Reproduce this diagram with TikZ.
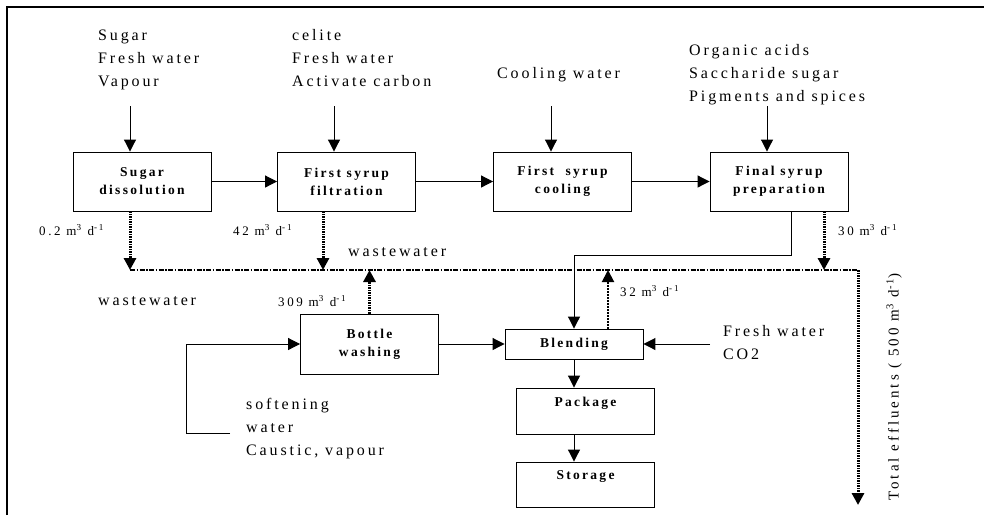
\documentclass[tikz,border=0pt]{standalone}
\usepackage{fontspec}
\setmainfont{Liberation Serif}
\usetikzlibrary{positioning, arrows.meta}

\begin{document}
\begin{tikzpicture}[x=1pt, y=-1pt,
    proc/.style={draw, line width=0.9pt, minimum width=138pt, minimum height=59pt, inner sep=0pt, align=center,
                 font=\fontsize{13.5}{18}\selectfont\bfseries\addfontfeature{LetterSpace=17}},
    feed/.style={anchor=base west, inner sep=0pt, align=left,
                 font=\fontsize{16}{23}\selectfont\addfontfeature{LetterSpace=18}},
    flow/.style={anchor=base west, inner sep=0pt,
                 font=\fontsize{13}{15}\selectfont\addfontfeature{LetterSpace=20}},
    pipe/.style={line width=1pt, -{Triangle[length=12pt, width=12pt]}},
    waste/.style={line width=3pt, dash pattern=on 1.5pt off 1pt, -{Triangle[length=12pt, width=12pt]}},
    drain/.style={line width=2pt, dash pattern=on 1.5pt off 1.5pt, -{Triangle[length=12pt, width=12pt]}},
    sewer/.style={line width=2pt, dash pattern=on 5pt off 1.5pt on 1.5pt off 1.5pt}]
    \useasboundingbox (0,0) rectangle (984,515);
    % frame
    \draw[line width=2pt] (6.5,515) -- (6.5,6.5) -- (984,6.5);

    % process boxes
    \draw (142,181.5) node[proc] (sd) {Sugar\\dissolution}
          (346.5,181.5) node[proc] (sf) {First syrup\\filtration}
          (562.5,181.5) node[proc] (sc) {First \ syrup\\cooling}
          (779,181.5) node[proc] (fp) {Final syrup\\preparation}
          (369.5,344) node[proc, minimum height=60pt] (bw) {Bottle\\washing}
          (574,344) node[proc, minimum height=30pt] (bl) {Blending}
          (585.5,411) node[proc, minimum height=46pt] (pk) {Package\\\mbox{}}
          (585.5,484.5) node[proc, minimum height=45pt] (st) {Storage\\\mbox{}};

    % feeds (anchored on the last line)
    \draw (98,86) node[feed] (fsugar) {Sugar\\Fresh water\\Vapour}
          (292,86) node[feed] (fcelite) {celite\\Fresh water\\Activate carbon}
          (497,78) node[feed] (fcool) {Cooling water}
          (689,101) node[feed] (facid) {Organic acids\\Saccharide sugar\\Pigments and spices}
          (246,455) node[feed] (fsoft) {softening\\water\\Caustic, vapour}
          (723,359) node[feed] (fco) {Fresh water\\CO2}
          (348,256) node[feed] (ww1) {wastewater}
          (98,305) node[feed] (ww2) {wastewater};

    % flow rates
    \draw (39,235) node[flow] (q1) {0.2 m\textsuperscript{3} d\textsuperscript{-1}}
          (233,235) node[flow] (q2) {42 m\textsuperscript{3} d\textsuperscript{-1}}
          (838,235) node[flow] (q3) {30 m\textsuperscript{3} d\textsuperscript{-1}}
          (278,306) node[flow] (q4) {309 m\textsuperscript{3} d\textsuperscript{-1}}
          (620,296) node[flow] (q5) {32 m\textsuperscript{3} d\textsuperscript{-1}};
    \draw (894,387) node[rotate=90, inner sep=0pt, font=\fontsize{15}{17}\selectfont\addfontfeature{LetterSpace=20}] (tot)
          {Total effluents ( 500 m\textsuperscript{3} d\textsuperscript{-1})};

    % free ends
    \coordinate (i1) at (130,106);
    \coordinate (i2) at (334,106);
    \coordinate (i3) at (551,106);
    \coordinate (i4) at (767,106);
    \coordinate (w0) at (130,270);
    \coordinate (wf) at (323,270);
    \coordinate (wb) at (369.5,270);
    \coordinate (wl) at (608,270);
    \coordinate (wp) at (824,270);
    \coordinate (w1) at (858,270);
    \coordinate (w2) at (858,505);
    \coordinate (j1) at (791,255);
    \coordinate (s1) at (230,433);
    \coordinate (s2) at (186,433);
    \coordinate (f1) at (710,344);

    % main line
    \draw[pipe] (i1) -- (i1 |- sd.north);
    \draw[pipe] (i2) -- (i2 |- sf.north);
    \draw[pipe] (i3) -- (i3 |- sc.north);
    \draw[pipe] (i4) -- (i4 |- fp.north);
    \draw[pipe] (sd.east) -- (sf.west);
    \draw[pipe] (sf.east) -- (sc.west);
    \draw[pipe] (sc.east) -- (fp.west);
    \draw[pipe] (j1 |- fp.south) -- (j1) -| (bl.north);
    \draw[pipe] (s1) -- (s2) |- (bw.west);
    \draw[pipe] (bw.east) -- (bl.west);
    \draw[pipe] (f1) -- (bl.east);
    \draw[pipe] (bl.south) -- (bl.south |- pk.north);
    \draw[pipe] (bl.south |- pk.south) -- (bl.south |- st.north);

    % wastewater
    \draw[sewer] (w0) -- (w1);
    \draw[waste] (w1) -- (w2);
    \draw[waste] (w0 |- sd.south) -- (w0);
    \draw[waste] (wf |- sf.south) -- (wf);
    \draw[waste] (wp |- fp.south) -- (wp);
    \draw[waste] (bw.north) -- (wb);
    \draw[drain] (wl |- bl.north) -- (wl);
\end{tikzpicture}
\end{document}
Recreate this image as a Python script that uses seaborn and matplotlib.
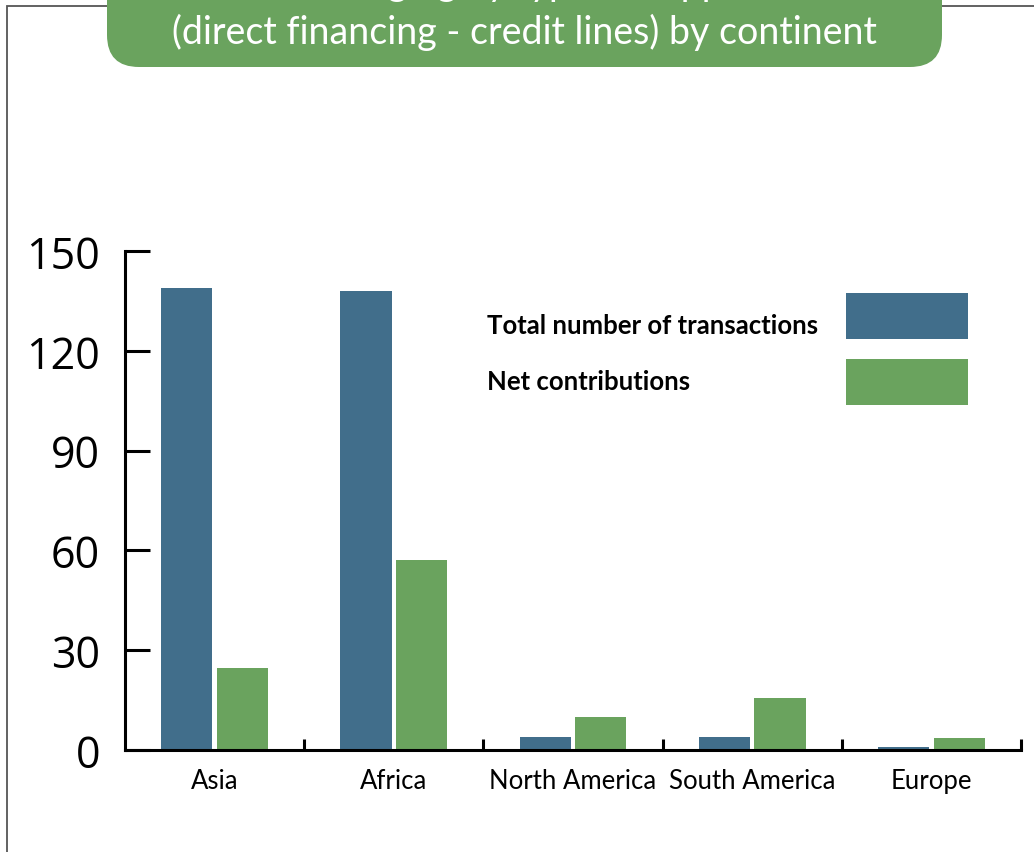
import matplotlib
matplotlib.use("Agg")
import matplotlib.pyplot as plt
import seaborn as sns
import pandas as pd
from matplotlib.patches import FancyBboxPatch, Rectangle

# ---- data ----
continents = ["Asia", "Africa", "North America", "South America", "Europe"]
total_transactions = [139, 138, 4, 4, 1]
net_contributions = [24.5, 57, 10, 15.5, 3.5]
series_names = ["Total number of transactions", "Net contributions"]
y_ticks = [0, 30, 60, 90, 120, 150]
title_lines = ["Leveraging by type of support",
               "(direct financing - credit lines) by continent"]

BLUE = "#416e8b"
GREEN = "#6aa35e"

df = pd.DataFrame({
    "continent": continents * 2,
    "series": [series_names[0]] * len(continents) + [series_names[1]] * len(continents),
    "value": total_transactions + net_contributions,
})

sns.set_theme(style="white")
plt.rcParams["font.family"] = ["Lato", "DejaVu Sans"]

W, H = 1034, 853
fig = plt.figure(figsize=(W / 100, H / 100), dpi=100)
fig.patch.set_facecolor("white")

# outer frame (top and left edges visible)
fig.add_artist(Rectangle((7 / W, -0.2), 1.5, 0.2 + (H - 7) / H, fill=False,
                         edgecolor="#555555", lw=1.3, transform=fig.transFigure, zorder=1))

ax = fig.add_axes([125 / W, 102 / H, 896 / W, 499 / H])
sns.barplot(data=df, x="continent", y="value", hue="series", order=continents,
            hue_order=series_names, palette=[BLUE, GREEN], width=0.62, gap=0.08,
            saturation=1, linewidth=0, legend=False, ax=ax)
ax.set_xlim(-0.5, len(continents) - 0.5)
ax.set_ylim(0, 150)
ax.set_xlabel("")
ax.set_ylabel("")
ax.patch.set_alpha(0)

for s in ["top", "right"]:
    ax.spines[s].set_visible(False)
for s in ["left", "bottom"]:
    ax.spines[s].set_color("black")
    ax.spines[s].set_linewidth(2.2)

ax.set_yticks(y_ticks)
ax.tick_params(axis="y", direction="in", length=18, width=2.2, pad=18,
               labelsize=31, color="black", labelcolor="black", left=True)
for lbl in ax.get_yticklabels():
    lbl.set_fontfamily(["Open Sans", "DejaVu Sans"])

ax.set_xticks(range(len(continents)))
ax.set_xticklabels(continents)
ax.set_xticks([i + 0.5 for i in range(len(continents))], minor=True)
ax.tick_params(axis="x", which="major", length=0, pad=13, labelsize=18.5, labelcolor="black")
ax.tick_params(axis="x", which="minor", direction="in", length=8, width=2.2,
               color="black", bottom=True)

# legend (labels left aligned, swatches right aligned)
legend_rows = [(0.852, 0.8236, BLUE), (0.739, 0.6914, GREEN)]
for name, (ty, py, col) in zip(series_names, legend_rows):
    ax.text(0.404, ty, name, transform=ax.transAxes, ha="left", va="center",
            fontsize=18.5, fontweight="bold", color="black")
    ax.add_patch(Rectangle((0.8047, py), 0.1362, 0.0922, transform=ax.transAxes,
                           facecolor=col, edgecolor="none", clip_on=False))

# title banner
fig.add_artist(FancyBboxPatch((1.07, 7.85), 8.35, 2.0,
                              boxstyle="round,pad=0,rounding_size=0.32",
                              transform=fig.dpi_scale_trans, facecolor=GREEN,
                              edgecolor="none", zorder=3))
fig.text(524 / W, (H + 5) / H, title_lines[0], ha="center", va="baseline",
         fontsize=27, color="white", zorder=4)
fig.text(524 / W, (H - 44) / H, title_lines[1], ha="center", va="baseline",
         fontsize=27, color="white", zorder=4)

fig.savefig("out.png", dpi=100, facecolor="white")
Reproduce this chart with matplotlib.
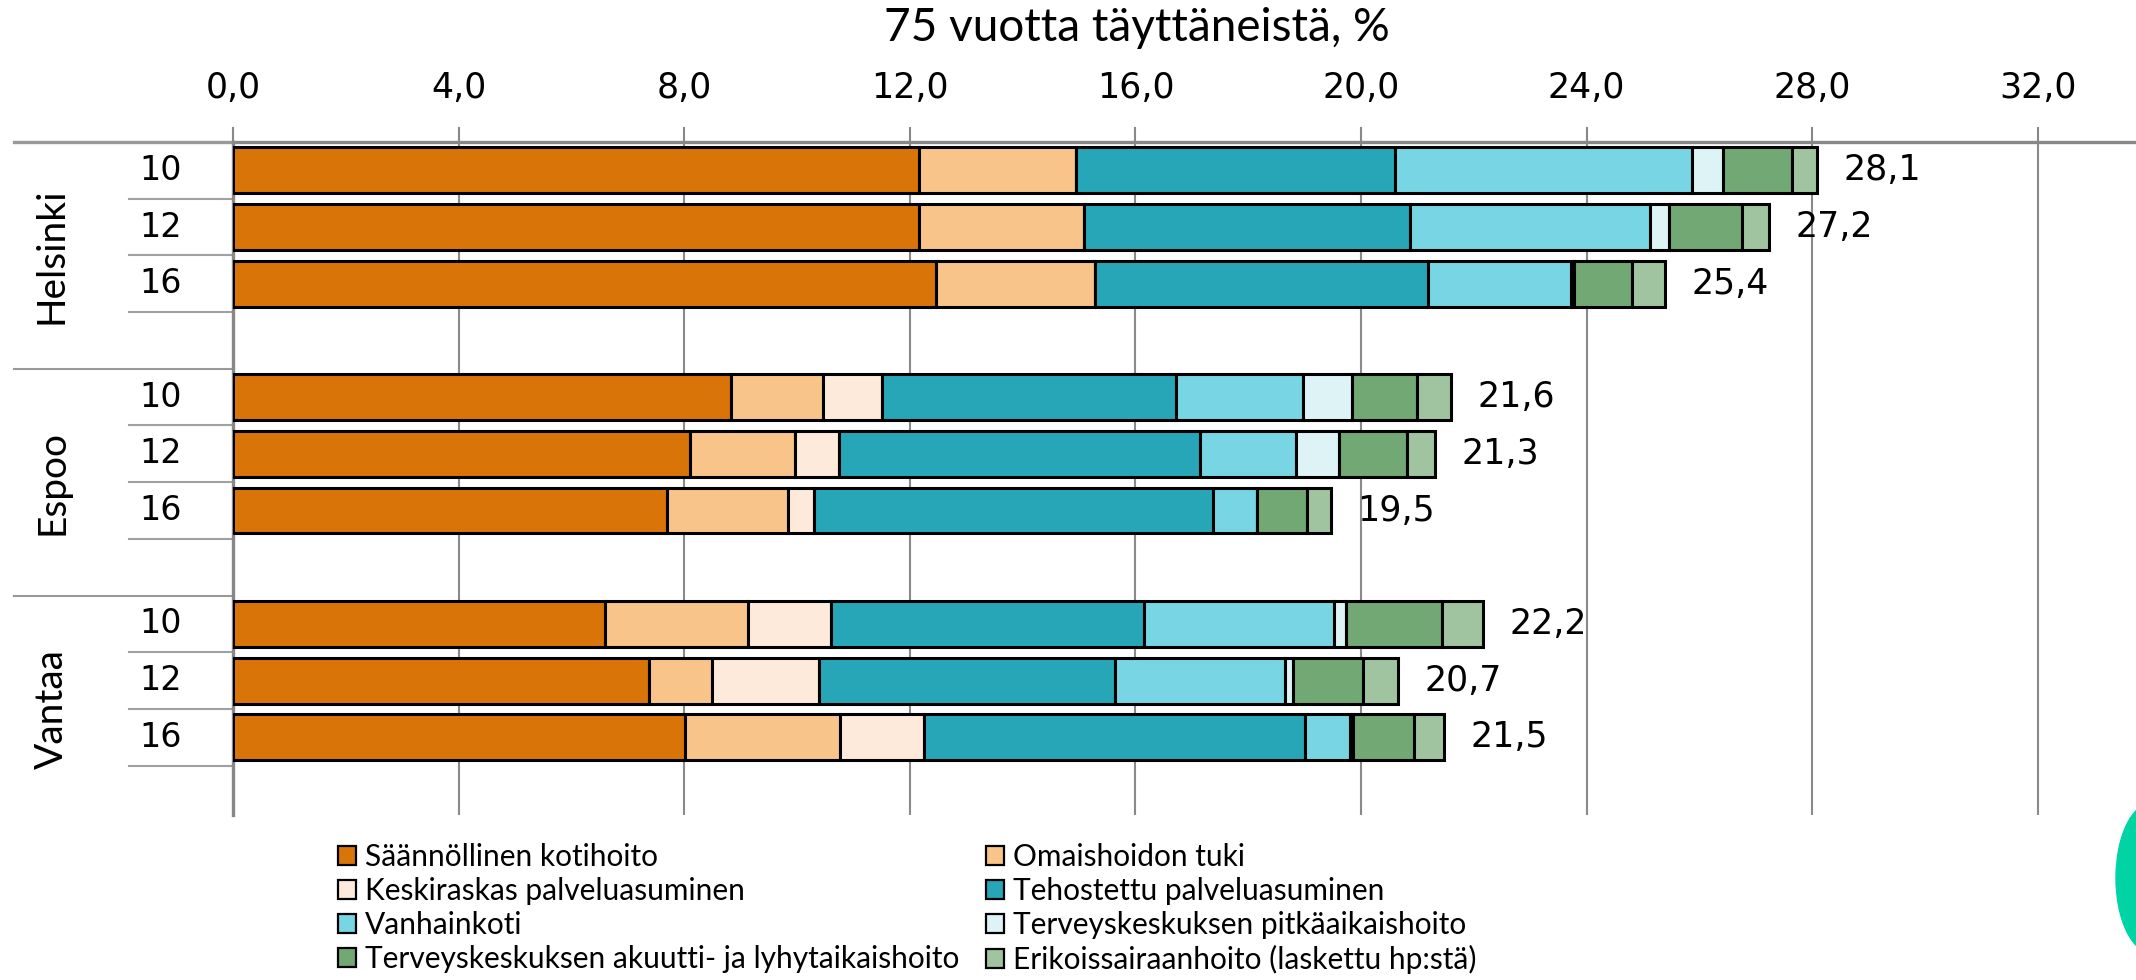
· · · · · · ·
* [What is asked]: Taking the entries above, extract every line from the one bearing "Recreate this image" through the one bearing "from matplotlib.patches import", exactly, with no pictures.

* [Solution for this task]:
Recreate this image as a Python script that uses seaborn and matplotlib.
import matplotlib
matplotlib.use("Agg")
import matplotlib.pyplot as plt
import seaborn as sns
import pandas as pd
from matplotlib.patches import FancyBboxPatch, Rectangle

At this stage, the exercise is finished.